Dengan gembiranya Sawerigading bersama rombongannya bergegas menuju hutan Mangkuttu tempat tumbuhnya pohon Welenreng. Sesampainya, upacara adatpun dilakukan sebelum memulai penebangan. Dukun dari Luwu dan Ware, serta dukun dari Latimojong dan Coppo Meru bergantian mulai beraksi. Air suci daun passili dipercikkan, obor dinyalakan, sirih dan benih dihamburkan, aneka ragam bunyi-bunyian ditalu dan para dukun pun merapalkan doa dan mantra, tarian ritualpun dimulai. Orang buleng meniup serulingnya bersenandung dengan lagu keramatnya.

Perintah penebangan pun segera dimulai. Dengan bersemangat para tukang tebang melingkari batang pohon Welenreng sambil serentak mengayun kapak tajamnya. Tetapi tak terkira, kulit Welenreng sama sekali tidak terkelupas oleh kapak. Tergores sedikitpun tidak, bahkan mata kapak para tukang tebang pecah berantakan bagaikan piring, gagang tangkainya pun patah, hingga tangan para penebangpun kesakitan.

We Tenriabeng yang mencermati kegiatan itu, segera mengirim kapak manurung yang diturunkan langsung dari Boting Langiq, dengan pesan agar yang mempergunakan kapak itu haruslah keturunan Boting Langi' atau peretiwi.

Setelah kapak manurung tiba, kembali diadakan upacara adat sebagaimana mestinya. La Pananrang dan La Pangoriseng yang memegang kapak dan memulai penebangan kemudian menyusul raja-raja lainnya. Ajaib, bagaikan batang pisang saja batang pohon raksasa Welenreng retas dibelah kapak. Tiga hari lamanya penebangan dilakukan maka tumbanglah Welenreng nan perkasa itu.

Demikian besarnya batang pohon itu, mengakibatkan gunung terpotong dua tertimpa beban beratnya, bahkan beberapa kampung tenggelam akibat banyaknya telur burung yang pecah. Burung-burung berebut, panik beterbangan, binatang melata berlarian menjauh dalam ketakutan. Gemuruh tumbangnya hingga terdengar di Boting Langiq-Peretiwi.

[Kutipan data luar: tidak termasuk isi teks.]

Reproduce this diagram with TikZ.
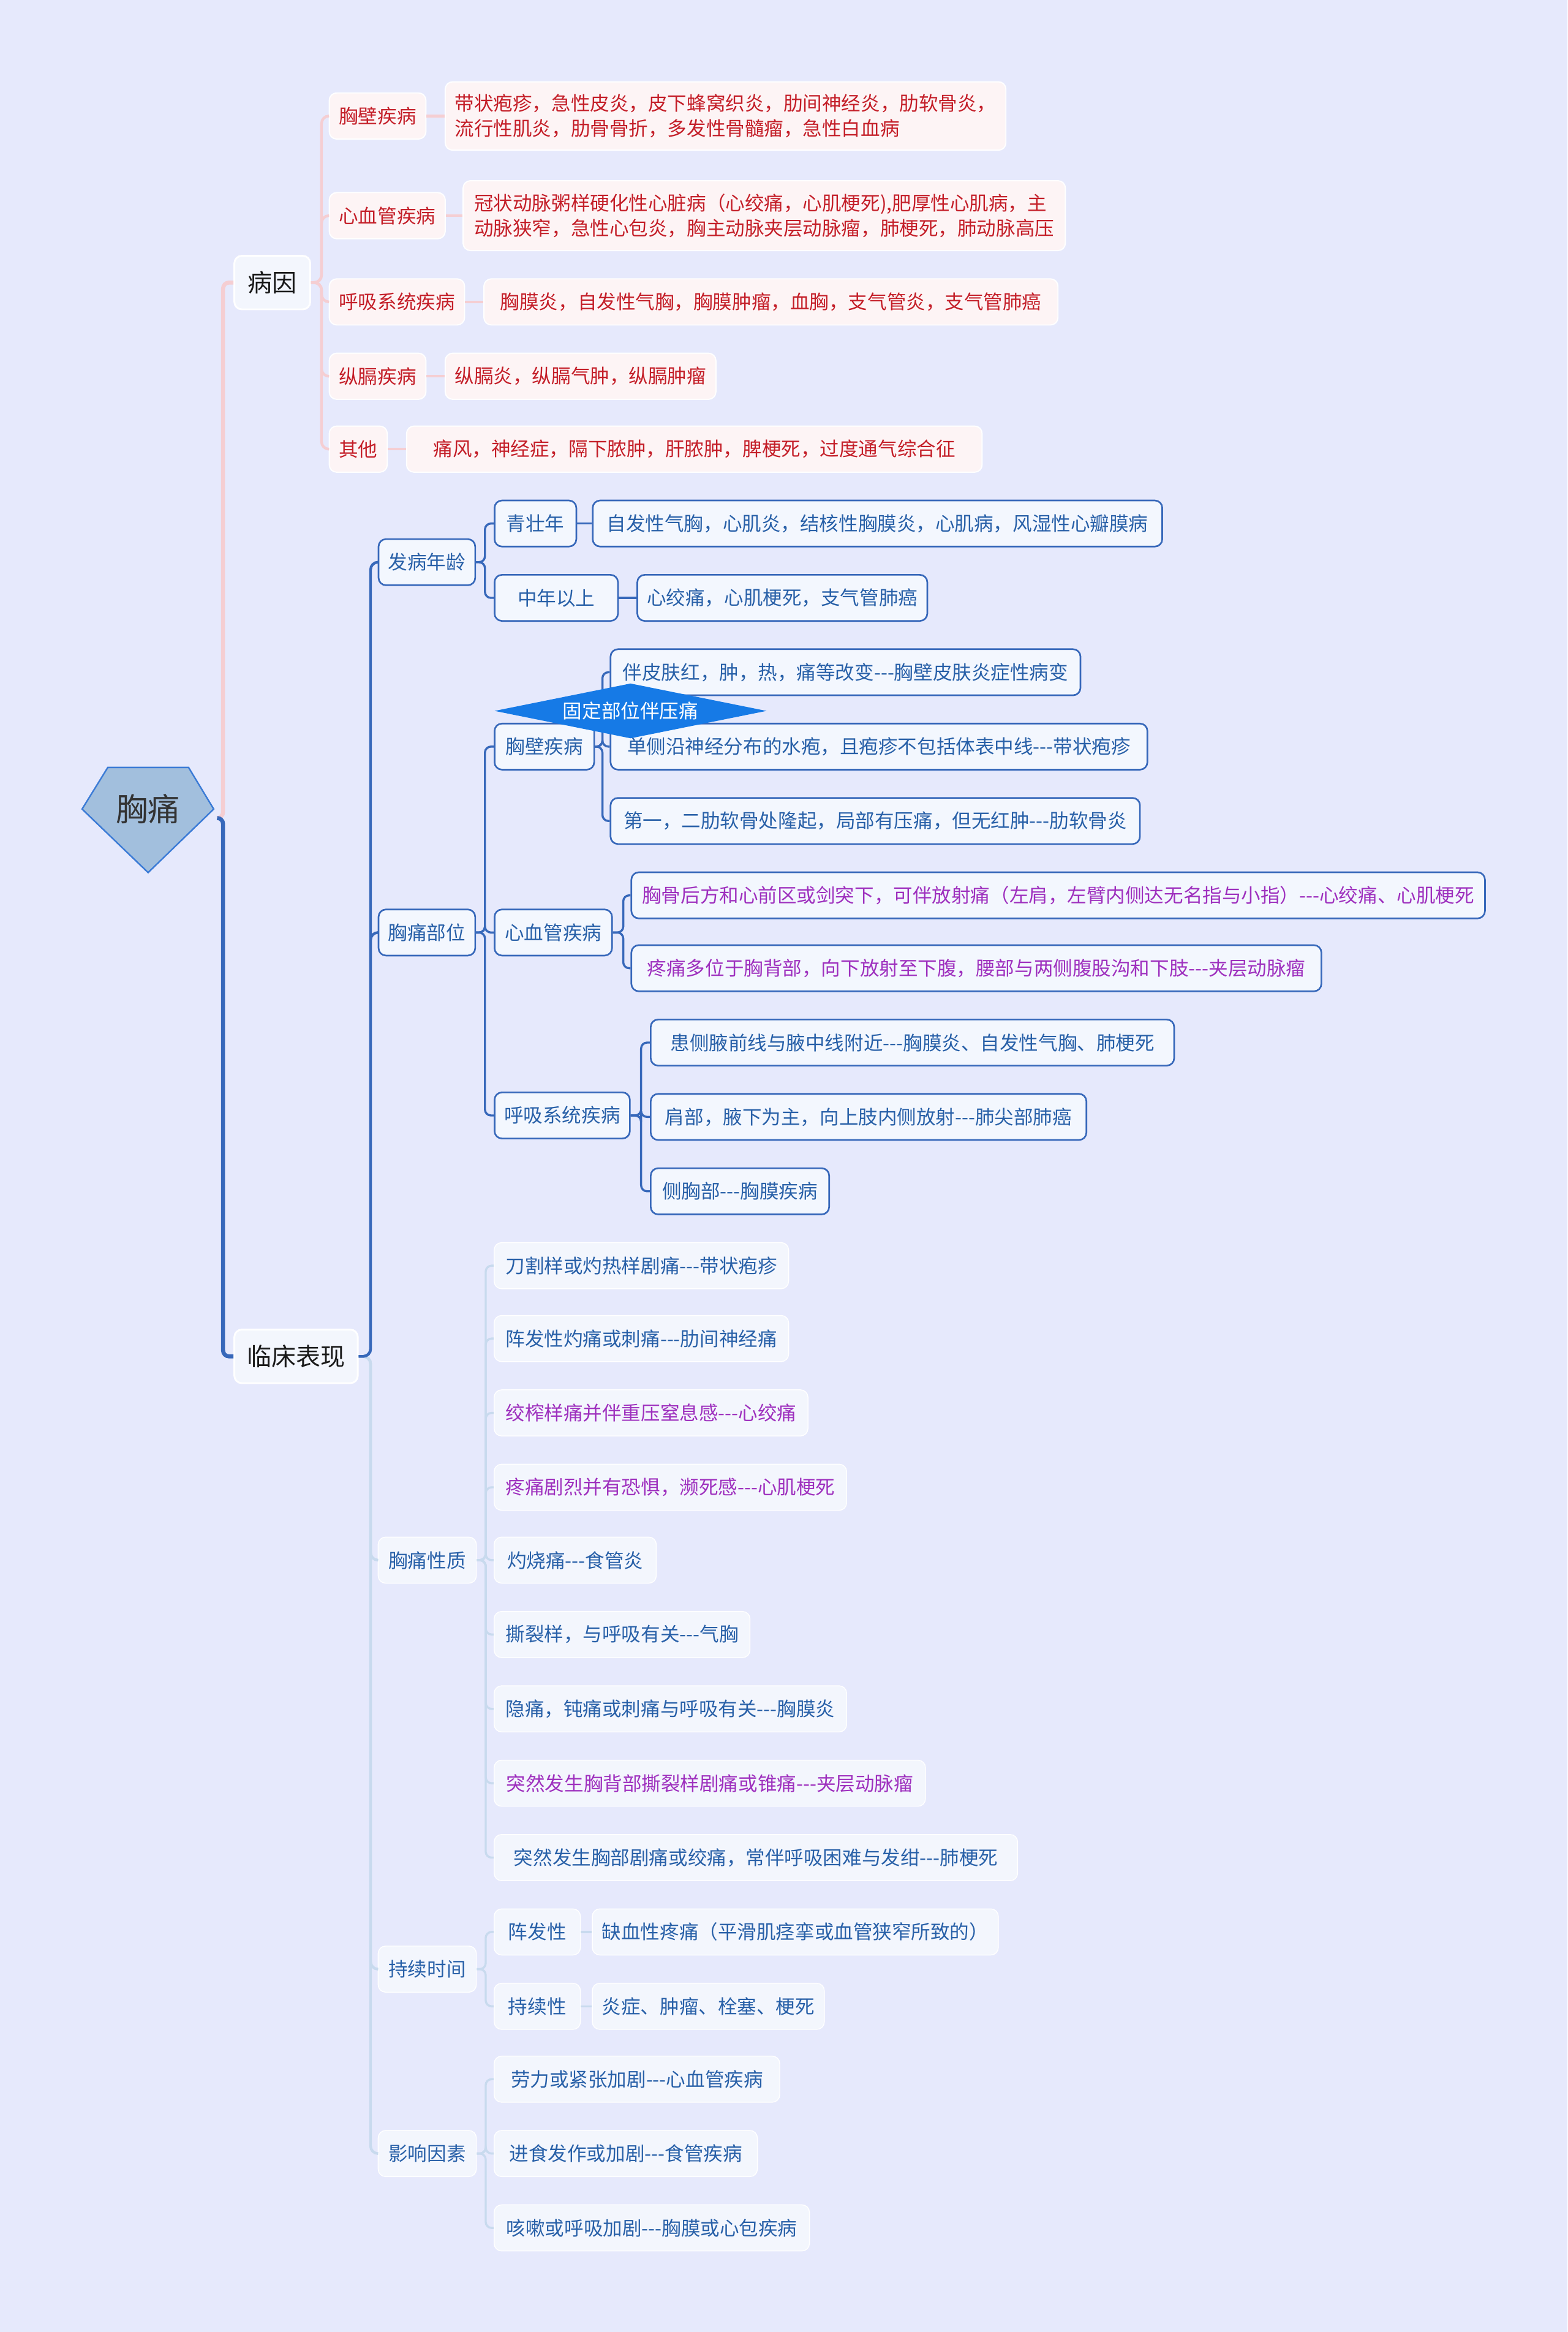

Dahannya yang patah beterbangan sampai dipinggir langiq.

Bahkan salah satu dahannya yang tumbang, jatuh menerobos masuk ke Istana Raja Cina, hingga mengejutkan penghuni Istana. Raja Cina segera memanggil dukun menerka makna kejadian itu. Dukun pun meramalkan kepada We Tenriabang (Raja Cina-Latanete) bahwa dahan itu asalnya dari pohon raksasa I Welenreng yang sekarang sudah ditebang untuk dijadikan perahu guna dipakai berlayar pergi melamar I We Cudaiq. Dalam pelayarannya nanti ke Cina dia akan dapat mengalahkan Settiya Bonga yang tak lain tunangan I We Cudaiq dalam pertempuran seru di tengah laut.

Sebagian lagi dari batang pohon Welenreng yang telah ditebang itu meluncur menyusup masuk ke dasar laut. Orang yang menyaksikan kejadian tersebut dibuat heran dan takjub. Sawerigadingpun hampir pingsan dibuatnya, bahkan beliau nyaris bunuh diri karena pupus harapan akan mendapatkan perahu tumpangan besar guna berlayar melamar I We Cudaiq. Tidak ada lagi harapan buatnya !!!